What is being asked:
Print only the lines from the top of the data through the line with "fontsize=12, fontweight=bold)", both included, skipping every picture.

══════

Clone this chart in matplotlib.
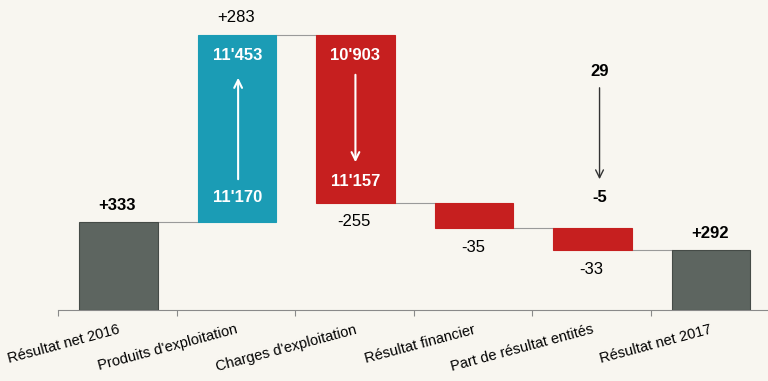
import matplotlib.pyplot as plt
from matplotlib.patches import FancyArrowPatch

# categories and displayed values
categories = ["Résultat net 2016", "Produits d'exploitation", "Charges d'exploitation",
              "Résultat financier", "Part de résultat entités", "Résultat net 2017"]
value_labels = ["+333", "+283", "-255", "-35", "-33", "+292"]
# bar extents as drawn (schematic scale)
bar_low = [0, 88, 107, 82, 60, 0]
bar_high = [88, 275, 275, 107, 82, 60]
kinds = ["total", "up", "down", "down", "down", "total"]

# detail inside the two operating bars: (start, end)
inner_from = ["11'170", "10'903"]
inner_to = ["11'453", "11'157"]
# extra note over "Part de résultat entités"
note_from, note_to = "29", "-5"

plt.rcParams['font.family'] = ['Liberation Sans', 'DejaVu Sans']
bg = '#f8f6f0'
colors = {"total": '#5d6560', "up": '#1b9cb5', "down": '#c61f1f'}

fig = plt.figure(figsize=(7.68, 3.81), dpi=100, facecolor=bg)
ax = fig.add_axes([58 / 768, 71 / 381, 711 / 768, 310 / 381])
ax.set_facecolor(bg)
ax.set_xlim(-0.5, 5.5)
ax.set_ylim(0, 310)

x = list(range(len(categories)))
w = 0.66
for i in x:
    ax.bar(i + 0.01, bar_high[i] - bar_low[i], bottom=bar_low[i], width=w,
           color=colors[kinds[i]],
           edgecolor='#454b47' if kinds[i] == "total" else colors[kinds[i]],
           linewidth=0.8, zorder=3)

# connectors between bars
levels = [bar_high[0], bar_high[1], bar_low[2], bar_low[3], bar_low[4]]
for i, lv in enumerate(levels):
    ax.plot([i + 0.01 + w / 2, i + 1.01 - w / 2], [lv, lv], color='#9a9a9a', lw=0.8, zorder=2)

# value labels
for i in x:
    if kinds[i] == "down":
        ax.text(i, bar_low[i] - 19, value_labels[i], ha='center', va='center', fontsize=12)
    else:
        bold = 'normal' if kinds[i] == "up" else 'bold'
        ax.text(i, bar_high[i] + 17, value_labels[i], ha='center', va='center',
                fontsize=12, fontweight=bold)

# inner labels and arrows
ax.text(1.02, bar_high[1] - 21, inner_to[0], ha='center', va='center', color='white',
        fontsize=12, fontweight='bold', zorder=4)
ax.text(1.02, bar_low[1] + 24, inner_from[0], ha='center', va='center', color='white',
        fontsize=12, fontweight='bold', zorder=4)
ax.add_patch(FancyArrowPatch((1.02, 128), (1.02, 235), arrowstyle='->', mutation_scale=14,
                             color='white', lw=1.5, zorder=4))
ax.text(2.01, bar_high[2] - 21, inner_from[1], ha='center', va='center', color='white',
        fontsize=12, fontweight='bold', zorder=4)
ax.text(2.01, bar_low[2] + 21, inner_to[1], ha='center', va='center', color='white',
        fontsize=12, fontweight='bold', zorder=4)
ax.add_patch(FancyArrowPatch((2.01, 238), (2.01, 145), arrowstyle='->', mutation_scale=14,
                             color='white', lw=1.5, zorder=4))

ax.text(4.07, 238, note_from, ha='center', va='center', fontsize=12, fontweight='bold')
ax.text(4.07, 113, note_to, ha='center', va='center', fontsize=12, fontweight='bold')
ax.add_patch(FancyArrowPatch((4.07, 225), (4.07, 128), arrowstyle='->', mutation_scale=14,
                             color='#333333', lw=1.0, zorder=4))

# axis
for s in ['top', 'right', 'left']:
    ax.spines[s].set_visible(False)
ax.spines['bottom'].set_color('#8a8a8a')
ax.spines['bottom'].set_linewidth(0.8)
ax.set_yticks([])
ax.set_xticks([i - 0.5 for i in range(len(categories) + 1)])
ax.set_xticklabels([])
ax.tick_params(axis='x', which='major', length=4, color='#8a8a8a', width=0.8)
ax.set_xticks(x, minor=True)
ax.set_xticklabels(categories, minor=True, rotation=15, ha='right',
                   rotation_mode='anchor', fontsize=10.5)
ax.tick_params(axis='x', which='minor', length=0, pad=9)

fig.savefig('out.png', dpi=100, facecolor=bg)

══════

Reply:
Clone this chart in matplotlib.
import matplotlib.pyplot as plt
from matplotlib.patches import FancyArrowPatch

# categories and displayed values
categories = ["Résultat net 2016", "Produits d'exploitation", "Charges d'exploitation",
              "Résultat financier", "Part de résultat entités", "Résultat net 2017"]
value_labels = ["+333", "+283", "-255", "-35", "-33", "+292"]
# bar extents as drawn (schematic scale)
bar_low = [0, 88, 107, 82, 60, 0]
bar_high = [88, 275, 275, 107, 82, 60]
kinds = ["total", "up", "down", "down", "down", "total"]

# detail inside the two operating bars: (start, end)
inner_from = ["11'170", "10'903"]
inner_to = ["11'453", "11'157"]
# extra note over "Part de résultat entités"
note_from, note_to = "29", "-5"

plt.rcParams['font.family'] = ['Liberation Sans', 'DejaVu Sans']
bg = '#f8f6f0'
colors = {"total": '#5d6560', "up": '#1b9cb5', "down": '#c61f1f'}

fig = plt.figure(figsize=(7.68, 3.81), dpi=100, facecolor=bg)
ax = fig.add_axes([58 / 768, 71 / 381, 711 / 768, 310 / 381])
ax.set_facecolor(bg)
ax.set_xlim(-0.5, 5.5)
ax.set_ylim(0, 310)

x = list(range(len(categories)))
w = 0.66
for i in x:
    ax.bar(i + 0.01, bar_high[i] - bar_low[i], bottom=bar_low[i], width=w,
           color=colors[kinds[i]],
           edgecolor='#454b47' if kinds[i] == "total" else colors[kinds[i]],
           linewidth=0.8, zorder=3)

# connectors between bars
levels = [bar_high[0], bar_high[1], bar_low[2], bar_low[3], bar_low[4]]
for i, lv in enumerate(levels):
    ax.plot([i + 0.01 + w / 2, i + 1.01 - w / 2], [lv, lv], color='#9a9a9a', lw=0.8, zorder=2)

# value labels
for i in x:
    if kinds[i] == "down":
        ax.text(i, bar_low[i] - 19, value_labels[i], ha='center', va='center', fontsize=12)
    else:
        bold = 'normal' if kinds[i] == "up" else 'bold'
        ax.text(i, bar_high[i] + 17, value_labels[i], ha='center', va='center',
                fontsize=12, fontweight=bold)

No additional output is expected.